Главная проблема всех этих программ "рационализации", "нормализации" и "адаптации" "человеческого фактора" виделась в том, чтобы укротить стихию жизни, втиснув ее в прокрустово ложе промышленной организации. Большевистская индустриализация воскресила во всей первозданности первичный проект европейской модернизации, как он виделся пионерам буржуазного общества XVII- ХVIII веков. То, что для Запада XIX- ХХ веков выступало в обличье классовой борьбы внутри предприятия и вне его, для большевиков виделось адекватнее: как борьба механической цивилизации, представленной промышленным городом, с органической цивилизацией, представленной деревенской и православной Русью.

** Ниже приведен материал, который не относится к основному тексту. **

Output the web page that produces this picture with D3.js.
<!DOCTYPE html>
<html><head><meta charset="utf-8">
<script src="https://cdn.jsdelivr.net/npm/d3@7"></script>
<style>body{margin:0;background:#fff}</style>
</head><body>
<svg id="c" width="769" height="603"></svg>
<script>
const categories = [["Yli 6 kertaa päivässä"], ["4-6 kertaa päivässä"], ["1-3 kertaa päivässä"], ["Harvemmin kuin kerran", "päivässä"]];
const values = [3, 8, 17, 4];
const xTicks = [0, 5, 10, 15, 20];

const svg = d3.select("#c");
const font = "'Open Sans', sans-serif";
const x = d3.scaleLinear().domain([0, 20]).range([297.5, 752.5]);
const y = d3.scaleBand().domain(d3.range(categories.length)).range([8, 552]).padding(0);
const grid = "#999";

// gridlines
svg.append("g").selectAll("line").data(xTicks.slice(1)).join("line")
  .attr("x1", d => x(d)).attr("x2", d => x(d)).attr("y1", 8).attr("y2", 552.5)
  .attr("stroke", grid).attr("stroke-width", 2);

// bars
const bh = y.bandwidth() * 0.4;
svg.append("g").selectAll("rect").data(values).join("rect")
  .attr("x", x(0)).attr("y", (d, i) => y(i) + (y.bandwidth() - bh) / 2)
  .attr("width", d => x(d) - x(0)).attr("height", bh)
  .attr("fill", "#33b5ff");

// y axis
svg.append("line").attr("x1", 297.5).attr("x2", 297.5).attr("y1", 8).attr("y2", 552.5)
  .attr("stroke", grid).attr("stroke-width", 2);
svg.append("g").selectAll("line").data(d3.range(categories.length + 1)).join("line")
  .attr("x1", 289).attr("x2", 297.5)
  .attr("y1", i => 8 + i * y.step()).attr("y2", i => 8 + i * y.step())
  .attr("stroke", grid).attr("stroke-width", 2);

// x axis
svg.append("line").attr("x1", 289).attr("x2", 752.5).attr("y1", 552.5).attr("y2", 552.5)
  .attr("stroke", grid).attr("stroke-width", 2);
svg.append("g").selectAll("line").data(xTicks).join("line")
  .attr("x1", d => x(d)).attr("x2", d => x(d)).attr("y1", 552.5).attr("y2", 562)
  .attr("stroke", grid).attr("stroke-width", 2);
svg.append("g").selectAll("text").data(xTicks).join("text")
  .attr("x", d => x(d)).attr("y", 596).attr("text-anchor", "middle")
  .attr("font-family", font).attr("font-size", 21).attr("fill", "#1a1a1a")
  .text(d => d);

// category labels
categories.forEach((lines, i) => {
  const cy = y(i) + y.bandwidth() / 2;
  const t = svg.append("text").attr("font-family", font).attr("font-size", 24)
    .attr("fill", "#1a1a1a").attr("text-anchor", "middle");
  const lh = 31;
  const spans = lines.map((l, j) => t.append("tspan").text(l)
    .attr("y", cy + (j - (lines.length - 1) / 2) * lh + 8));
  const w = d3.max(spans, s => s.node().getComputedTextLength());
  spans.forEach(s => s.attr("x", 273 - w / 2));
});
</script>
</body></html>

Мы ничего не поймем ни в генезисе, ни в скрытой механике большевистского ГУЛАГа, если будем видеть в нем одну только "архаическую" жестокость или революционную нетерпимость, замешенную на максимализме и утопизме. Главное в архитектонике ГУЛАГа состоит в том, что он олицетворяет машину, специально предназначенную для выбраковки слишком пассионарного и потому не поддающегося скорой рационалистической обработке человеческого материала - органики, враждебной механике.
Большевики первого, комиссарского призыва обладали в этом смысле вполне адекватным самосознанием: они мыслили себя полпредами передовой механической цивилизации, заброшенными в цивилизационно чуждую стихию крестьянской страны. Именно в этом кроется объяснение того, что репрессии тоталитаризма не только не прекратились после того, как "помещики и буржуазия" были поголовно истреблены или изгнаны, но, напротив, получили действительно массовый, тотальный характер. Впрочем, всякий читавший работы Ленина, написанные сразу же по окончании гражданской войны, в частности "Очередные задачи советской власти", может увидеть документальное подтверждение этих мыслей.